The Enchanting Universe of the Experimental Cocktail Club

A trio of cocktails

The exteriors are unmarked. Except for the line. It may just be two or three people, perhaps a few more on Friday evening, but savvy drinkers know to arrive early to secure their seat at the Experimental Cocktail Club. Started in Paris in 2007, this mini-chain — it has locations in New York and London — presents itself as an exclusive speakeasy. But this isn’t a Gatsby gaudy stage set. The Experimental Cocktail Club exudes an effortless style that allows both mixed drink aficionados and novices to assimilate subdued modern glamour for the duration of their drink.

Regardless of the specific city, ECC — as christened by their loyal customers — locates their bars in similar neighborhoods. They sit on the border of an ethnic enclave and hip area: the Marais in Paris; Chinatown/Lower East Side in New York; and Chinatown/Soho in London. The central location lets visitors feign exploration while lingering in their stomping ground.

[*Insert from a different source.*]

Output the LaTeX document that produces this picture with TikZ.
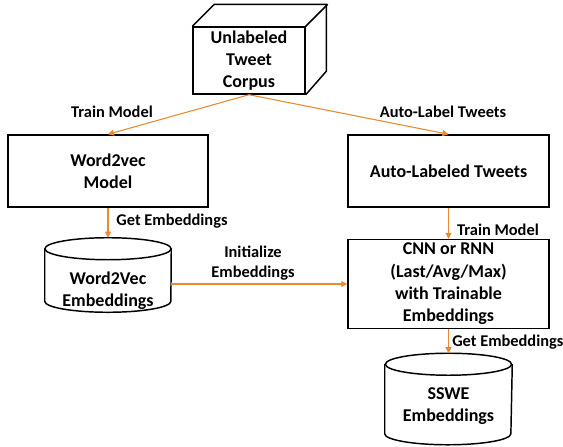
\documentclass[tikz,border=0pt]{standalone}
\usepackage{fontspec}
\setmainfont{Carlito}
\usetikzlibrary{arrows.meta}
\definecolor{arrorange}{RGB}{234,137,46}
\newdimen\upx
\upx=0.75pt
\begin{document}
\begin{tikzpicture}
		[x=\upx,y=-\upx,
			mybox/.style={rectangle,draw,line width=1.1pt,inner sep=0pt,align=center,
				font=\fontsize{13.5}{16.8}\selectfont\bfseries},
			mydb/.style={rectangle,inner sep=0pt},
			mydbtext/.style={align=center,inner sep=0pt,font=\fontsize{13.5}{16.5}\selectfont\bfseries},
			myarrow/.style={draw=arrorange,line width=0.8pt,-{Triangle[length=4.5pt,width=4.5pt]}},
			mylabel/.style={font=\fontsize{12.3}{15}\selectfont\bfseries,align=center,inner sep=0pt}]
	\useasboundingbox (0,0) rectangle (563,446);
	% boxes
	\node[mybox,minimum width=112\upx,minimum height=67\upx] (corpus) at (249,60.5) {Unlabeled\\Tweet\\Corpus};
	\draw[line width=1.1pt] (corpus.north west) -- ++(22,-22) -- ++(112,0) -- ++(0,67) -- (corpus.south east);
	\draw[line width=1.1pt] (corpus.north east) -- ++(22,-22);
	\node[mybox,minimum width=200\upx,minimum height=72\upx] (w2v) at (108,171) {Word2vec\\Model};
	\node[mybox,minimum width=201\upx,minimum height=72\upx] (auto) at (448.5,171) {Auto-Labeled Tweets};
	\node[mybox,minimum width=201\upx,minimum height=89\upx] (cnn) at (448.5,284)
		{CNN or RNN\\(Last/Avg/Max)\\with Trainable\\Embeddings};
	% databases
	\node[mydb,minimum width=126\upx,minimum height=74\upx] (w2vemb) at (108,275) {};
	\node[mydbtext] (w2vembtext) at ([yshift=-11.6pt]w2vemb.center) {Word2Vec\\Embeddings};
	\node[mydb,minimum width=127\upx,minimum height=91\upx] (sswe) at (448.5,399) {};
	\node[mydbtext] (sswetext) at ([yshift=-5.25pt]sswe.center) {SSWE\\Embeddings};
	\foreach \db in {w2vemb,sswe}
	{
		\draw[line width=1.1pt] ([yshift=-8.25pt]\db.north) ellipse [x radius=47.3pt,y radius=8.25pt];
		\draw[line width=1.1pt] ([yshift=-8.25pt]\db.north west) -- ([yshift=8.25pt]\db.south west)
			arc[start angle=180,end angle=360,x radius=47.3pt,y radius=8.25pt] -- ([yshift=-8.25pt]\db.north east);
	}
	% connectors
	\draw[myarrow] (corpus.south) -- (w2v.north);
	\draw[myarrow] (corpus.south) -- (auto.north);
	\draw[myarrow] (w2v.south) -- (w2vemb.north);
	\draw[myarrow] (auto.south) -- (cnn.north);
	\draw[myarrow] (cnn.west -| w2vemb.east) -- (cnn.west);
	\draw[myarrow] (cnn.south) -- (sswe.north);
	% labels
	\node[mylabel] (l1) at (112,112) {Train Model};
	\node[mylabel] (l2) at (443,112) {Auto-Label Tweets};
	\node[mylabel] (l3) at (172,221) {Get Embeddings};
	\node[mylabel] (l4) at (498,230) {Train Model};
	\node[mylabel] (l5) at (253,263) {Initialize\\Embeddings};
	\node[mylabel,anchor=west] (l6) at (452,342) {Get Embeddings};
\end{tikzpicture}
\end{document}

This combination of the novel and familiar permeates the ECC universe. That seemingly unmarked entrance? Look closer; it’s a sign. In Pairs light glimmers behind blacks velvet curtains; in New York there’s a not-quite hidden restaurant hygiene grade; in London the door is worn down. Although these markings could appear incidental — people do knock on the door in London, the bar must display a hygiene rating in New York — the ECC atmosphere use these markings as tools that build a community in opposition to standard bars. Since their facades don’t resemble a regular restaurant, the visitor experiments when approaching the door. They ring an anonymous doorbell; they clank an unidentified knocker. Through experimentation cocktail lovers enter into a club of people that share an attitude toward drinking.

Once inside, the discomfort of experimentation disappears and the club enchants its members. From the tables and lighting to the drinks and the music, the Experimental Cocktail Club reproduces their bars like a global corporation, while maintaining an exclusive ambiance. Each location retains the same bar, the same low seats, the same glassware and the same beats. Low lighting hides the particulars, leaving a spectral glow of oriental opulence. Trendy tea lights on private tables and at the bar cast an orange-y glow over the space. Subtle variations keep the cookie cutter structure novel. Reorganizations of the proportions position New York’s as a cool American bar, London’s as an updated British gentleman’s club, and Paris’ as an artist’s haunt. The frame is streamlined, but the content is altered.

 Thus, it won’t shock visitors to multiple locations that each outpost’s menu riffs on a limited group of basics. There’s the drink with bourbon and an egg white; the one with rum, a spice and lemon or lime; there’s the sweet one with cognac. These aren’t Starbucks’ globalized offerings. The drinks mix the local accent into the set cocktails. New Yorkers get tropical, tiki inspired drinks, while Londoners sip updated classics. These variations serve the visitor an interpretation of the city in a glass. Entering an ECC incorporates the drinker into a club where cultural differences are experienced as novel twists on a familiar structure, emphasizing experimentation’s potential to bridge differences.

This hybrid of familiar and novel naturalizes the speakeasy gimmick. Although the hidden door satisfies an imagined prohibition nostalgia, drinking at ECC doesn’t feel contrived. Once inside, the speakeasy script finishes. Apart from a reservation, there’s no code word required to order a drink. There’s no insider knowledge needed to decipher the menu. It’s experimental. The bartenders don’t invent, but present riffs the familiar. ECC experiments with new accents in their different locations and invites their customers to do the same. It’s a club. And the drink’s just happen to be well-made. It’s a cocktail.